Many call Proposition 30 Governor Brown’s “Baby” because he’s pushing for it hard. According to the Governor, “Prop 30 needs to pass in order to keep California from sinking even deeper.”

Here’s a quick check on what Prop 30 would mean if it passes.

Increases personal income tax on annual earnings over $250,000 for seven years.

Increases sales tax by 1/4% from 7.25 to 7.50 for four years.

Allocates temporary tax revenues of 89% to K-12 schools and 11% to community colleges.

Bars use of funds for administrative costs, but provides local school governing boards discretion to decide, in open meetings and subject to annual audit, how funds are to be spent.

Guarantees funding for public safety services realigned from state to local governments.

According to Governor Brown’s office the big winner is Prop 30 passes is education. But Ken Payne, the President of the Sacramento Taxpayers Association, says there’s more to it than the title and summary that will appear on the ballot.
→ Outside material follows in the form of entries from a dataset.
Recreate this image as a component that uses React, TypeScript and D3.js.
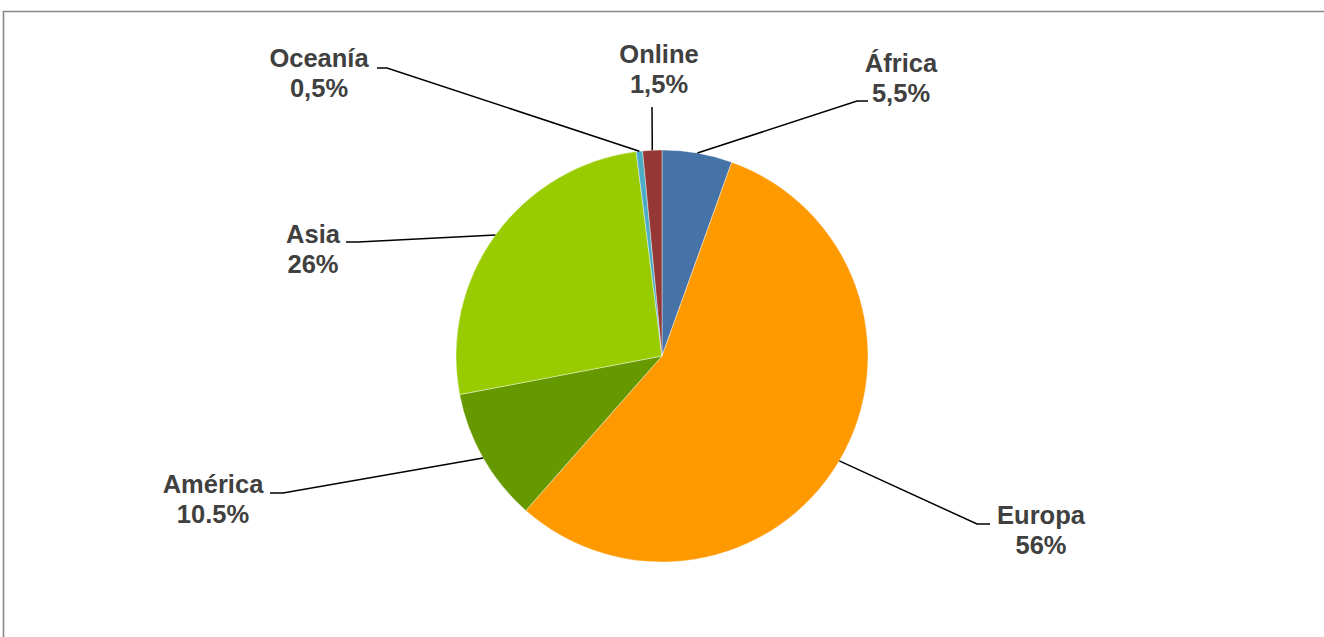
import React from "react";
import * as d3 from "d3";

const categories = ["África", "Europa", "América", "Asia", "Oceanía", "Online"];
const values = [5.5, 56, 10.5, 26, 0.5, 1.5];
const valueLabels = ["5,5%", "56%", "10.5%", "26%", "0,5%", "1,5%"];
const colors = ["#4572A7", "#FF9900", "#669900", "#99CC00", "#4BACC6", "#953735"];

// label layout: text center x, first baseline y, elbow point, stub end
const labelLayout = [
  { x: 901, y: 72, elbow: [857, 101], stub: [868, 101] },
  { x: 1041, y: 524, elbow: [977, 524], stub: [990, 524] },
  { x: 213, y: 493, elbow: [283, 493], stub: [270, 493] },
  { x: 313, y: 243, elbow: [358, 242], stub: [346, 242] },
  { x: 319, y: 67, elbow: [387, 68], stub: [377, 68] },
  { x: 659, y: 63, elbow: [652, 107], stub: [652, 107] },
];

const W = 1324;
const H = 637;
const cx = 662;
const cy = 356;
const R = 206;

export default function App() {
  const pie = d3
    .pie<number>()
    .sort(null)
    .value((d) => d)
    .startAngle(0)
    .endAngle(2 * Math.PI);
  const arcs = pie(values);
  const arc = d3.arc<d3.PieArcDatum<number>>().innerRadius(0).outerRadius(R);

  return (
    <svg
      width={W}
      height={H}
      style={{ position: "absolute", left: 0, top: 0, background: "#fff" }}
    >
      <path d={`M3.5,${H} L3.5,11.5 L${W},11.5`} fill="none" stroke="#868686" strokeWidth={1.6} />
      <g transform={`translate(${cx},${cy})`}>
        {arcs.map((a, i) => (
          <path key={i} d={arc(a) || ""} fill={colors[i]} stroke="#ffffff" strokeWidth={0.4} />
        ))}
      </g>
      {arcs.map((a, i) => {
        const mid = (a.startAngle + a.endAngle) / 2;
        const px = cx + R * Math.sin(mid);
        const py = cy - R * Math.cos(mid);
        const L = labelLayout[i];
        return (
          <polyline
            key={"l" + i}
            points={`${px},${py} ${L.elbow[0]},${L.elbow[1]} ${L.stub[0]},${L.stub[1]}`}
            fill="none"
            stroke="#000"
            strokeWidth={1.5}
          />
        );
      })}
      {categories.map((c, i) => {
        const L = labelLayout[i];
        return (
          <text
            key={"t" + i}
            x={L.x}
            y={L.y}
            textAnchor="middle"
            fontFamily="'Liberation Sans', Arial, sans-serif"
            fontWeight="bold"
            fontSize={25.5}
            fill="#404040"
          >
            <tspan x={L.x} y={L.y}>{c}</tspan>
            <tspan x={L.x} y={L.y + 30}>{valueLabels[i]}</tspan>
          </text>
        );
      })}
    </svg>
  );
}
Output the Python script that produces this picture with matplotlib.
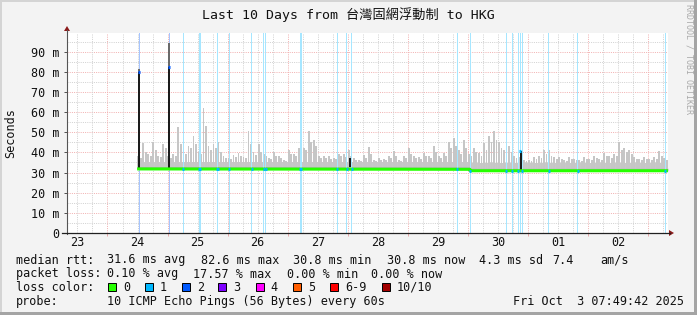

“The ballot title and summary are misleading and deceptive. The only time education comes in is if it doesn’t pass and certain cuts are scheduled for education, but those cuts could come any place,” said Payne.

But representatives with the ‘Yes on Prop 30’ campaign say even a possible cut it a cut that can’t happen. Shannan Brown is the President of the Teachers Association for the San Juan Unified School District and according to her, timing is everything.

“Prop 30 is the only measure that stops the cuts from occurring right now. Written into Prop 30 is trigger language that would trigger more cuts, we’d be facing $6 billion more in cuts. If we do nothing now those cuts will roll through,” said Brown.